- Given problem -
Please list all lines of the material below in which the string "this" occurs.

- Materials provided -

* * * *

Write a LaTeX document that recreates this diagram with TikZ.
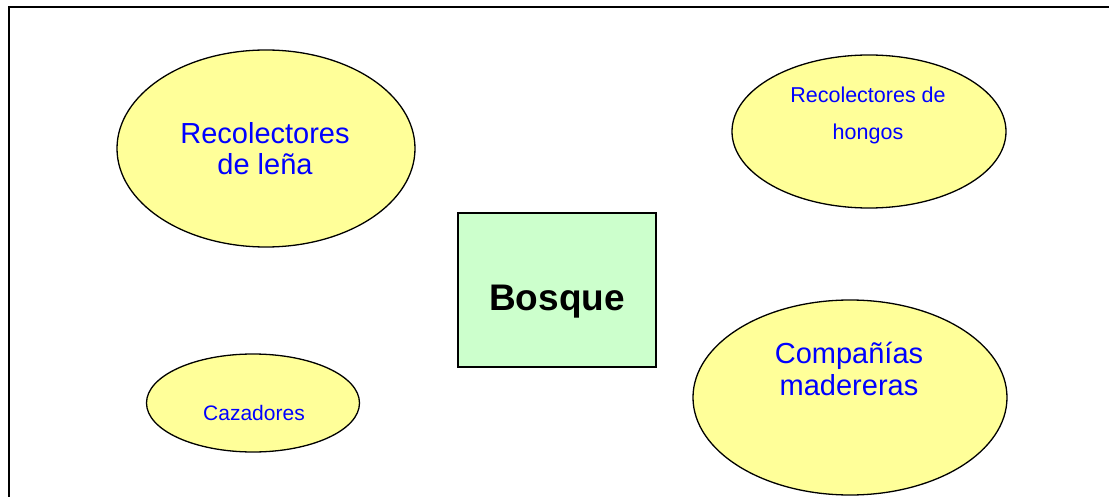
\documentclass[tikz,border=0pt]{standalone}
\usepackage{fontspec}
\setmainfont{Liberation Sans}
\usetikzlibrary{shapes.geometric}
\definecolor{amarillo}{HTML}{FFFF99}
\definecolor{verde}{HTML}{CCFFCC}
\definecolor{azul}{HTML}{0000FF}
\tikzset{
  actor/.style={draw, ellipse, fill=amarillo, line width=1.3pt, inner sep=0pt},
  texto/.style={text=azul, align=center, inner sep=0pt, anchor=base},
}
\begin{document}
\begin{tikzpicture}[x=1pt,y=-1pt]
		\useasboundingbox (0,0) rectangle (1109,497);
		\draw[line width=2pt] (8.5,7) rectangle (1115,505);
		\node (lena) [actor, minimum width=298pt, minimum height=197pt] at (266,148.5) {};
		\node (hongos) [actor, minimum width=274pt, minimum height=153pt] at (869,131.5) {};
		\node (cazadores) [actor, minimum width=213pt, minimum height=98pt] at (253,403) {};
		\node (companias) [actor, minimum width=314pt, minimum height=195pt] at (850,397.5) {};
		\node (bosque) [draw, fill=verde, line width=1.5pt, minimum width=198pt, minimum height=154pt] at (557,290) {};
		\node (tlena) [texto, font=\fontsize{29}{31}\selectfont] at (265,175) {Recolectores\\de leña};
		\node (thongos) [texto, font=\fontsize{21.5}{37}\selectfont] at (868,140) {Recolectores de\\hongos};
		\node (tcazadores) [texto, font=\fontsize{21}{24}\selectfont] at (254,420) {Cazadores};
		\node (tcompanias) [texto, font=\fontsize{29}{31.5}\selectfont] at (849,395) {Compañías\\madereras};
		\node (tbosque) [anchor=base, inner sep=0pt, font=\fontsize{37}{40}\selectfont\bfseries] at (557,311) {Bosque};
\end{tikzpicture}
\end{document}
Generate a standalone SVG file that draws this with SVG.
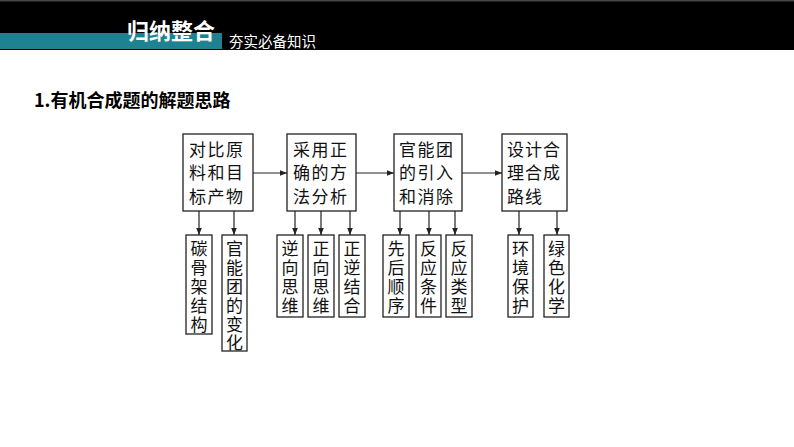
<svg xmlns="http://www.w3.org/2000/svg" width="794" height="447" viewBox="0 0 794 447">
<style>
.box{fill:#fff;stroke:#222;stroke-width:1.3}
.t{font-family:"Liberation Serif","Noto Sans CJK SC",serif;font-size:17px;fill:#111}
.v{font-family:"Liberation Serif","Noto Sans CJK SC",serif;font-size:17px;fill:#111;text-anchor:middle}
.ln{stroke:#222;stroke-width:1.2;fill:none;marker-end:url(#ah)}
</style>
<defs>
<marker id="ah" viewBox="0 0 10 10" refX="10" refY="5" markerWidth="7" markerHeight="7" orient="auto" markerUnits="userSpaceOnUse"><path d="M0,1 L10,5 L0,9 z" fill="#222"/></marker>
</defs>
<rect width="794" height="447" fill="#fff"/>
<g id="header">
<rect x="0" y="0" width="794" height="50" fill="#000"/>
<rect x="0" y="0" width="794" height="1.5" fill="#444"/>
<rect x="0" y="33" width="222" height="16" fill="#1f8290"/>
<text x="127" y="39" font-family="'Noto Sans CJK SC',sans-serif" font-weight="bold" font-size="22" fill="#fff">归纳整合</text>
<text x="229" y="47" font-family="'Noto Sans CJK SC',sans-serif" font-size="14.5" fill="#fff">夯实必备知识</text>
</g>
<text id="title" x="34" y="107" font-family="'Noto Sans CJK SC',sans-serif" font-weight="bold" font-size="18" fill="#000">1.有机合成题的解题思路</text>
<g id="connectors">
<line class="ln" x1="253" y1="173" x2="287" y2="173"/>
<line class="ln" x1="356" y1="173" x2="394" y2="173"/>
<line class="ln" x1="462" y1="173" x2="502" y2="173"/>
<line class="ln" x1="199" y1="211" x2="199" y2="235"/>
<line class="ln" x1="234" y1="211" x2="234" y2="235"/>
<line class="ln" x1="295" y1="211" x2="295" y2="235"/>
<line class="ln" x1="321" y1="211" x2="321" y2="235"/>
<line class="ln" x1="350" y1="211" x2="350" y2="235"/>
<line class="ln" x1="400" y1="211" x2="400" y2="235"/>
<line class="ln" x1="429" y1="211" x2="429" y2="235"/>
<line class="ln" x1="455" y1="211" x2="455" y2="235"/>
<line class="ln" x1="519" y1="211" x2="519" y2="235"/>
<line class="ln" x1="557" y1="211" x2="557" y2="235"/>
</g>
<g id="n1"><rect class="box" x="183" y="134" width="70" height="77"/>
<text class="t" x="189" y="156" letter-spacing="1.5">对比原</text><text class="t" x="189" y="179" letter-spacing="1.5">料和目</text><text class="t" x="189" y="203" letter-spacing="1.5">标产物</text></g>
<g id="n2"><rect class="box" x="287" y="134" width="69" height="77"/>
<text class="t" x="293" y="156" letter-spacing="1.5">采用正</text><text class="t" x="293" y="179" letter-spacing="1.5">确的方</text><text class="t" x="293" y="203" letter-spacing="1.5">法分析</text></g>
<g id="n3"><rect class="box" x="394" y="134" width="68" height="77"/>
<text class="t" x="399" y="156" letter-spacing="1.5">官能团</text><text class="t" x="399" y="179" letter-spacing="1.5">的引入</text><text class="t" x="399" y="203" letter-spacing="1.5">和消除</text></g>
<g id="n4"><rect class="box" x="502" y="134" width="65" height="77"/>
<text class="t" x="507" y="156" letter-spacing="1">设计合</text><text class="t" x="507" y="179" letter-spacing="1">理合成</text><text class="t" x="507" y="203" letter-spacing="1">路线</text></g>
<g id="s1"><rect class="box" x="186" y="235" width="26" height="99"/>
<text class="v" x="199" y="255">碳</text><text class="v" x="199" y="274">骨</text><text class="v" x="199" y="293">架</text><text class="v" x="199" y="312">结</text><text class="v" x="199" y="331">构</text></g>
<g id="s2"><rect class="box" x="222" y="235" width="25" height="116"/>
<text class="v" x="234.5" y="255">官</text><text class="v" x="234.5" y="274">能</text><text class="v" x="234.5" y="293">团</text><text class="v" x="234.5" y="312">的</text><text class="v" x="234.5" y="331">变</text><text class="v" x="234.5" y="349">化</text></g>
<g id="s3"><rect class="box" x="277" y="235" width="26" height="82"/>
<text class="v" x="290" y="255">逆</text><text class="v" x="290" y="274">向</text><text class="v" x="290" y="293">思</text><text class="v" x="290" y="312">维</text></g>
<g id="s4"><rect class="box" x="308" y="235" width="26" height="82"/>
<text class="v" x="321" y="255">正</text><text class="v" x="321" y="274">向</text><text class="v" x="321" y="293">思</text><text class="v" x="321" y="312">维</text></g>
<g id="s5"><rect class="box" x="339" y="235" width="26" height="82"/>
<text class="v" x="352" y="255">正</text><text class="v" x="352" y="274">逆</text><text class="v" x="352" y="293">结</text><text class="v" x="352" y="312">合</text></g>
<g id="s6"><rect class="box" x="383" y="235" width="26" height="82"/>
<text class="v" x="396" y="255">先</text><text class="v" x="396" y="274">后</text><text class="v" x="396" y="293">顺</text><text class="v" x="396" y="312">序</text></g>
<g id="s7"><rect class="box" x="416" y="235" width="25" height="82"/>
<text class="v" x="428.5" y="255">反</text><text class="v" x="428.5" y="274">应</text><text class="v" x="428.5" y="293">条</text><text class="v" x="428.5" y="312">件</text></g>
<g id="s8"><rect class="box" x="446" y="235" width="26" height="82"/>
<text class="v" x="459" y="255">反</text><text class="v" x="459" y="274">应</text><text class="v" x="459" y="293">类</text><text class="v" x="459" y="312">型</text></g>
<g id="s9"><rect class="box" x="508" y="235" width="25" height="82"/>
<text class="v" x="520.5" y="255">环</text><text class="v" x="520.5" y="274">境</text><text class="v" x="520.5" y="293">保</text><text class="v" x="520.5" y="312">护</text></g>
<g id="s10"><rect class="box" x="544" y="235" width="25" height="82"/>
<text class="v" x="556.5" y="255">绿</text><text class="v" x="556.5" y="274">色</text><text class="v" x="556.5" y="293">化</text><text class="v" x="556.5" y="312">学</text></g>
</svg>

* * * *

- Output of the task -
Write a LaTeX document that recreates this diagram with TikZ.
Generate a standalone SVG file that draws this with SVG.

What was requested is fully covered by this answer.